Friday, April 25, 2008

Continuous Integration

Agile Methodologies demand frequent deliveries in short cycles. It's desirable to fully automate the mundane process to checkout latest code, build, deploy, test, and send out notification on errors. Continuous Integration (CI) come into the play. There are some other significant benefits to adopt a CI tool:
  • A fully automated process will improve the quality standard for build processes. You don't need to worry about scenarios when the code works on programerA's environment, but not programerB's.
  • Code quality will be improved. For a large project with many programmers, it is inevitable to accidentally check in uncompilable code. You can count on the CI tool as a safety net to catch the errors before they pollute the whole team's working environments. To be specifically, the CI tool can be configured to check out code every 15 or 30 minutes, catch the error, and send out notifications accordingly.
You may have vivid memory how frustrated you were when hours of debugging work only pointed to non-reliable build process or non-stable code repository.
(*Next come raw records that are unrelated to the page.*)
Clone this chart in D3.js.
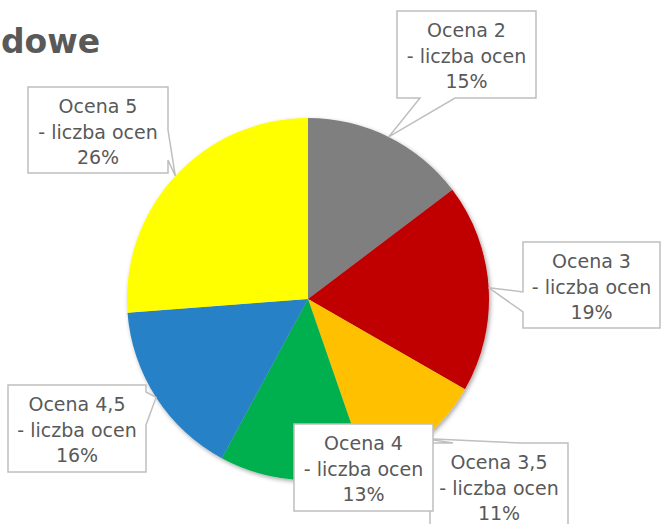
<!DOCTYPE html>
<html>
<head>
<meta charset="utf-8">
<script src="https://cdn.jsdelivr.net/npm/d3@7"></script>
<style>
  html, body { margin: 0; padding: 0; background: #ffffff; }
  svg { display: block; }
</style>
</head>
<body>
<svg id="chart" width="663" height="524"></svg>
<script>
// ---- data ----
const categories = ["Ocena 2", "Ocena 3", "Ocena 3,5", "Ocena 4", "Ocena 4,5", "Ocena 5"];
const shares = [14.7, 18.6, 11.4, 13.2, 15.9, 26.2];     // % of grades (pie angles)
const percentLabels = ["15%", "19%", "11%", "13%", "16%", "26%"];
const sliceColors = ["#7F7F7F", "#C00000", "#FFC000", "#00B050", "#2781C6", "#FFFF00"];
const titleText = "dowe";

// ---- layout (callout boxes: x0, y0, x1, y1, wedge side, wedge base from/to) ----
const calloutLayout = [
  { x0: 397, y0: 11,  x1: 536, y1: 98,  side: "bottom", b0: 420, b1: 455 },
  { x0: 523, y0: 242, x1: 660, y1: 328, side: "left",   b0: 292, b1: 312 },
  { x0: 430, y0: 443, x1: 568, y1: 531, side: "top",    b0: 453, b1: 520 },
  { x0: 294, y0: 424, x1: 433, y1: 511, side: "none" },
  { x0: 8,   y0: 385, x1: 146, y1: 472, side: "right",  b0: 392, b1: 425 },
  { x0: 28,  y0: 87,  x1: 168, y1: 173, side: "right",  b0: 130, b1: 160 }
];
const drawOrder = [0, 1, 5, 4, 2, 3];

const svg = d3.select("#chart");
const cx = 308, cy = 299, R = 181;

// shadow filter
const defs = svg.append("defs");
const f = defs.append("filter").attr("id", "shadow")
  .attr("x", "-10%").attr("y", "-10%").attr("width", "125%").attr("height", "125%");
f.append("feDropShadow").attr("dx", 1.5).attr("dy", 2).attr("stdDeviation", 2)
  .attr("flood-color", "#000").attr("flood-opacity", 0.35);

// title
svg.append("text")
  .attr("x", 1).attr("y", 53)
  .attr("font-family", "'DejaVu Sans', sans-serif")
  .attr("font-weight", "bold")
  .attr("font-size", 33)
  .attr("fill", "#595959")
  .text(titleText);

const pie = d3.pie().sort(null).value(d => d).startAngle(0).endAngle(2 * Math.PI);
const arcs = pie(shares);
const arc = d3.arc().innerRadius(0).outerRadius(R);
const tipArc = d3.arc().innerRadius(R).outerRadius(R);

const g = svg.append("g").attr("transform", `translate(${cx},${cy})`);
const pg = g.append("g").attr("filter", "url(#shadow)");
pg.selectAll("path").data(arcs).enter().append("path")
  .attr("d", arc)
  .attr("fill", (d, i) => sliceColors[i]);

// callouts
function calloutPath(L, tip) {
  const { x0, y0, x1, y1, side, b0, b1 } = L;
  const p = d3.path();
  p.moveTo(x0, y0);
  if (side === "top") { p.lineTo(b0, y0); p.lineTo(tip[0], tip[1]); p.lineTo(b1, y0); }
  p.lineTo(x1, y0);
  if (side === "right") { p.lineTo(x1, b0); p.lineTo(tip[0], tip[1]); p.lineTo(x1, b1); }
  p.lineTo(x1, y1);
  if (side === "bottom") { p.lineTo(b1, y1); p.lineTo(tip[0], tip[1]); p.lineTo(b0, y1); }
  p.lineTo(x0, y1);
  if (side === "left") { p.lineTo(x0, b1); p.lineTo(tip[0], tip[1]); p.lineTo(x0, b0); }
  p.closePath();
  return p.toString();
}

const lg = svg.append("g");
drawOrder.forEach(i => {
  const L = calloutLayout[i];
  const c = tipArc.centroid(arcs[i]);
  const tip = [cx + c[0], cy + c[1]];
  const cg = lg.append("g");
  cg.append("path")
    .attr("d", calloutPath(L, tip))
    .attr("fill", "#ffffff")
    .attr("stroke", "#BFBFBF")
    .attr("stroke-width", 1.5)
    .attr("stroke-linejoin", "miter");
  const mx = (L.x0 + L.x1) / 2;
  const lines = [categories[i], "- liczba ocen", percentLabels[i]];
  lines.forEach((t, k) => {
    cg.append("text")
      .attr("x", mx)
      .attr("y", L.y0 + 26 + k * 25.5)
      .attr("text-anchor", "middle")
      .attr("font-family", "'DejaVu Sans', sans-serif")
      .attr("font-size", 19)
      .attr("fill", "#595959")
      .text(t);
  });
});
</script>
</body>
</html>
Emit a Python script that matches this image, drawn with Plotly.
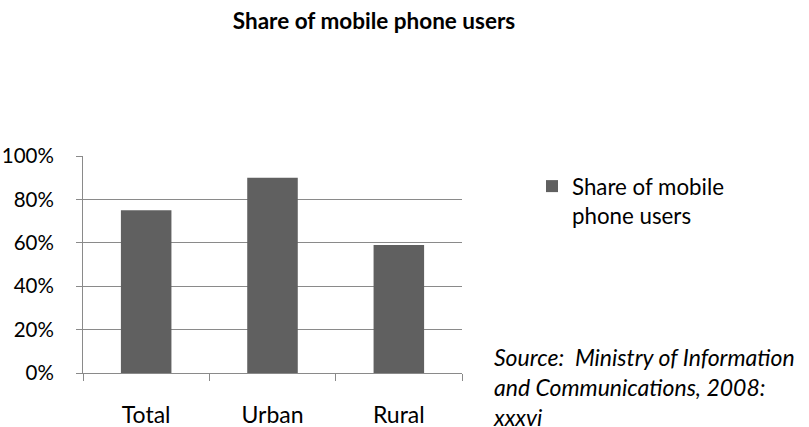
import plotly.graph_objects as go

# Survey results: share of people who use a mobile phone
categories = ["Total", "Urban", "Rural"]
share_values = [0.75, 0.90, 0.59]
series_name = "Share of mobile<br>phone users"
y_tick_values = [0, 0.2, 0.4, 0.6, 0.8, 1.0]
y_tick_labels = ["0%", "20%", "40%", "60%", "80%", "100%"]

FONT = "Lato, 'Liberation Sans', sans-serif"
BAR_COLOR = "#606060"
GRID_COLOR = "#8a8a8a"

# plot area in pixels (left, right, top, bottom)
PL, PR, PT, PB = 83, 462, 156, 373
W, H = 809, 427

fig = go.Figure()
fig.add_trace(go.Bar(
    x=categories,
    y=share_values,
    name=series_name,
    marker=dict(color=BAR_COLOR, line=dict(width=0)),
    width=0.4,
    showlegend=True,
))

fig.update_layout(
    width=W,
    height=H,
    margin=dict(l=PL, r=W - PR, t=PT, b=H - PB, autoexpand=False),
    paper_bgcolor="white",
    plot_bgcolor="white",
    font=dict(family=FONT, size=22, color="#000000"),
    title=dict(
        text="<b>Share of mobile phone users</b>",
        x=374 / W, xanchor="center", xref="container",
        y=1 - 21 / H, yanchor="middle", yref="container",
        font=dict(family=FONT, size=22.5, color="#000000"),
    ),
    showlegend=True,
    legend=dict(
        x=(532 - PL) / (PR - PL), xanchor="left", xref="paper",
        y=0.958, yanchor="top",
        valign="top",
        bgcolor="rgba(0,0,0,0)",
        font=dict(family=FONT, size=22.3),
        itemclick=False,
    ),
)

fig.update_xaxes(
    type="category",
    automargin=False,
    showline=True, linecolor=GRID_COLOR, linewidth=1,
    ticks="outside", tickson="boundaries", ticklen=7, tickcolor=GRID_COLOR,
    ticklabelstandoff=21,
    tickfont=dict(size=23),
    showgrid=False,
    zeroline=False,
    fixedrange=True,
)
fig.update_yaxes(
    range=[0, 1.0],
    automargin=False,
    tickvals=y_tick_values,
    ticktext=y_tick_labels,
    showline=True, linecolor=GRID_COLOR, linewidth=1,
    ticks="outside", ticklen=6, tickcolor=GRID_COLOR,
    ticklabelstandoff=18,
    tickfont=dict(size=20.5),
    showgrid=True, gridcolor=GRID_COLOR, gridwidth=1,
    zeroline=False,
    fixedrange=True,
)

fig.add_annotation(
    text="<i>Source:  Ministry of Information<br>and Communications, 2008:<br>xxxvi</i>",
    xref="paper", yref="paper",
    x=(491 - PL) / (PR - PL), xanchor="left",
    y=(PB - 387) / (PB - PT), yanchor="middle",
    align="left", showarrow=False,
    font=dict(family=FONT, size=23, color="#000000"),
)

fig.write_html("out.html", config={"displayModeBar": False})
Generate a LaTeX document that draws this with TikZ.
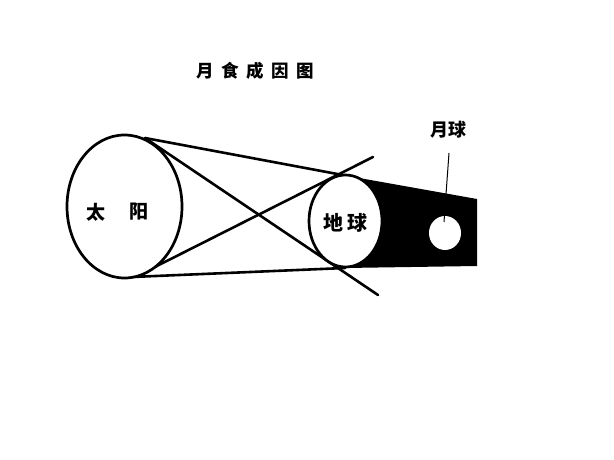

So you cannot wait to try out a CI tool. Amazingly the efforts needed are trivial. You may only need a hardware, an open source CI tool, and some configuration work. For the hardware, you need a dedicated box to do the CI work exclusively. For the software, there are several major players on the CI arena, for example, Hudson, Cruise Control and Continuum. Java World has a good article to compare them:

Most configuration work is easy if you are familiar with build scripts like Maven or Ant. It may be a little bit challenging to configure those scripts to be environment-agnostic. You may wish to put all environment-specific variables into a configuration file, which includes, directory locations, database connection strings, external system URL's and etc.